1048. On note comme captieuse toute proposition où, sous des termes que l'on peut prendre en bonne part, on cache le venin de l'erreur. Les ouvrages des jansénistes, tant sur le dogme que sur la morale, sont pleins d'expressions équivoques, de propositions captieuses. Aussi la lecture en est-elle dangereuse, même pour les ecclésiastiques qui n'ont pas une connaissance exacte des décrets du saint-siége sur les matières de la grâce, et des écrits de saint Augustin, dont les partisans de Jansenius et de Quesnel ont tant abusé.

1049. Une proposition malsonnante a beaucoup d'affinité avec une proposition captieuse; on l'appelle ainsi parce qu'elle est conçue en termes à double sens, de manière à ce que le sens hérétique ou erroné frappe plus que le sens orthodoxe dont elle est susceptible. Nous la distinguons de la proposition offensive des oreilles pieuses, qui, sans être impie ou contraire à la piété, renferme dans son énoncé quelque chose d'inconverant, qui blesse les oreilles des âmes pieuses. Telles seraient, par exemple, les propositions suivantes : « Saint Pierre, qui avez renié Jésus-Christ,

◄ priez pour nous; saint Paul, qui avez persécuté l'Église, priez « pour nous; saint Augustin, qui avez vécu plusieurs années dans ⚫ le libertinage, priez pour nous. »

1050. On censure comme téméraire toute proposition qui, hérétique ou non, est dénuée de fondement. Ainsi on qualifie de téméraire une opinion qui, s'écartant tout à la fois et de la doctrine généralement adoptée par les Pères et les théologiens, et de la croyance ou de la pratique commune de l'Église, n'a pour elle aucune autorité grave, ni aucune raison capable de faire impression, ou de contre-balancer les autorités et les raisons qui sont en faveur du sentiment contraire. Cette qualification s'encourrait par un écrivain qui attaquerait l'immaculée Conception de la sainte Vierge.
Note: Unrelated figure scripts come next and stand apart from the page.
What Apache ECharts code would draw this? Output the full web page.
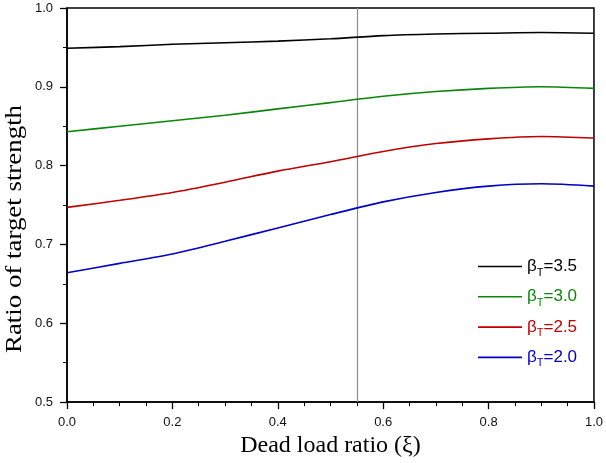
<!DOCTYPE html>
<html>
<head>
<meta charset="utf-8">
<script src="https://cdn.jsdelivr.net/npm/echarts@6/dist/echarts.min.js"></script>
<style>
  html, body { margin: 0; padding: 0; background: #fff; }
  #chart { width: 606px; height: 463px; }
</style>
</head>
<body>
<div id="chart"></div>
<script>
// Dead load ratio (xi) sample points
const xi = [0.0, 0.1, 0.2, 0.3, 0.4, 0.5, 0.6, 0.7, 0.8, 0.9, 1.0];

// Ratio of target strength for each target reliability index beta_T
const beta35 = [0.949, 0.951, 0.954, 0.956, 0.958, 0.961, 0.965, 0.967, 0.968, 0.969, 0.968];
const beta30 = [0.843, 0.850, 0.857, 0.864, 0.872, 0.880, 0.888, 0.894, 0.898, 0.900, 0.898];
const beta25 = [0.747, 0.756, 0.766, 0.779, 0.793, 0.805, 0.818, 0.828, 0.834, 0.837, 0.835];
const beta20 = [0.664, 0.676, 0.688, 0.704, 0.721, 0.738, 0.754, 0.766, 0.774, 0.777, 0.774];

const seriesNames = ['3.5', '3.0', '2.5', '2.0'];
const seriesValues = [beta35, beta30, beta25, beta20];
const seriesColors = ['#000000', '#0a870a', '#c00000', '#0000c8'];

// Reference dead load ratio marked with a vertical line
const markerXi = 0.55;

const xTicks = { min: 0, max: 1, interval: 0.2 };
const yTicks = { min: 0.5, max: 1.0, interval: 0.1 };

const chart = echarts.init(document.getElementById('chart'));

const rich = {};
seriesColors.forEach((c, i) => {
  rich['m' + i] = { color: c, fontSize: 17, fontFamily: 'Liberation Sans' };
  rich['s' + i] = { color: c, fontSize: 11, fontFamily: 'Liberation Sans', padding: [12, 0, 0, 0] };
});

const series = seriesNames.map((name, i) => ({
  name: name,
  type: 'line',
  data: xi.map((x, k) => [x, seriesValues[i][k]]),
  showSymbol: false,
  symbol: 'none',
  smooth: 0.3,
  lineStyle: { color: seriesColors[i], width: 1.6 },
  itemStyle: { color: seriesColors[i] },
  z: 3
}));

series[0].markLine = {
  silent: true,
  symbol: 'none',
  label: { show: false },
  lineStyle: { color: '#8c8c8c', width: 1.2, type: 'solid' },
  data: [{ xAxis: markerXi }],
  z: 1
};

const axisLabelStyle = { color: '#111', fontSize: 13, fontFamily: 'Liberation Sans' };
const axisNameStyle = { color: '#000', fontSize: 24, fontFamily: 'Liberation Serif' };

chart.setOption({
  animation: false,
  backgroundColor: '#fff',
  grid: {
    left: 67, right: 10, top: 8, bottom: 59,
    show: true, borderColor: '#000', borderWidth: 1.5, backgroundColor: 'transparent'
  },
  legend: {
    orient: 'vertical',
    left: 478,
    top: 258,
    padding: 0,
    icon: 'rect',
    itemWidth: 44,
    itemHeight: 1.6,
    itemGap: 10.3,
    data: seriesNames.map(n => ({ name: n })),
    formatter: name => {
      const i = seriesNames.indexOf(name);
      return '{m' + i + '|β}{s' + i + '|T}{m' + i + '|=' + name + '}';
    },
    textStyle: { rich: rich }
  },
  graphic: [{
    type: 'text',
    x: 15,
    y: 229,
    rotation: Math.PI / 2,
    scaleX: 1.12,
    style: {
      text: 'Ratio of target strength',
      fill: '#000',
      font: '24px "Liberation Serif"',
      align: 'center',
      verticalAlign: 'middle'
    }
  }],
  xAxis: {
    type: 'value',
    min: xTicks.min, max: xTicks.max, interval: xTicks.interval,
    name: 'Dead load ratio (ξ)',
    nameLocation: 'middle',
    nameGap: 28,
    nameTextStyle: axisNameStyle,
    axisLine: { show: true, lineStyle: { color: '#000', width: 1.5 } },
    axisTick: { show: true, length: 7, lineStyle: { color: '#000', width: 1.3 } },
    minorTick: { show: true, splitNumber: 4, length: 4, lineStyle: { color: '#000', width: 1 } },
    splitLine: { show: false },
    axisLabel: Object.assign({ margin: 14, formatter: v => v.toFixed(1) }, axisLabelStyle)
  },
  yAxis: {
    type: 'value',
    min: yTicks.min, max: yTicks.max, interval: yTicks.interval,
    axisLine: { show: true, lineStyle: { color: '#000', width: 1.5 } },
    axisTick: { show: true, length: 7, lineStyle: { color: '#000', width: 1.3 } },
    minorTick: { show: true, splitNumber: 2, length: 4, lineStyle: { color: '#000', width: 1 } },
    splitLine: { show: false },
    axisLabel: Object.assign({ margin: 14, formatter: v => v.toFixed(1) }, axisLabelStyle)
  },
  series: series
});
</script>
</body>
</html>
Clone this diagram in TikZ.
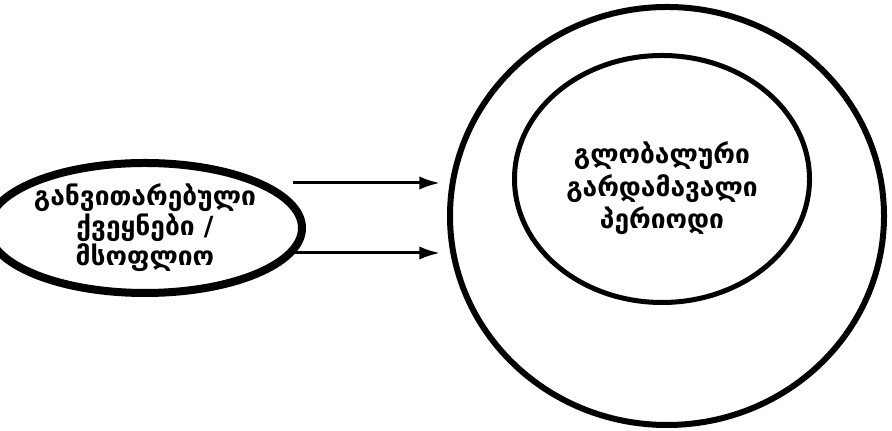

1051. Une proposition schismatique est celle qui tend à détourner les fidèles de l'obéissance ou de la soumission que l'on doit au pape, à l'évêque et autres supérieurs ecclésiastiques. Mais il ne faudrait pas mettre au nombre des schismatiques celui qui dirait que l'on doit obéir à l'évêque de préférence au curé, et au pape de préférence à l'évêque; car si les fidèles doivent être soumis à leur curé, le curé doit être soumis à l'évêque, comme l'évêque doit l'être au pape. Une proposition peut être favorable au schisme, sans être schismatique; alors on la censure comme favorisant le schisme.

1052. On donne le nom de séditieuse à une proposition qui porte à la révolte, soit contre l'autorité ecclésiastique, soit contre l'autorité civile.

Outre ces qualifications, nous en trouvons plusieurs autres dans la bulle Auctorem fidei, par laquelle certaines propositions ont été condamnées comme injurieuses aux papes, au saint-siége, à l'Église et à ses ministres, à la piété des fidèles; dérogeantes aux constitutions apostoliques; contraires à la pratique, aux lois, à l'autorité, à la puissance de l'Église; perturbatrices du repos des ames, subversives de l'ordre hiérarchique. Ces différentes notes ou censures n'ont pas besoin d'explication; il suffit de les énoncer pour en faire connaître le sens.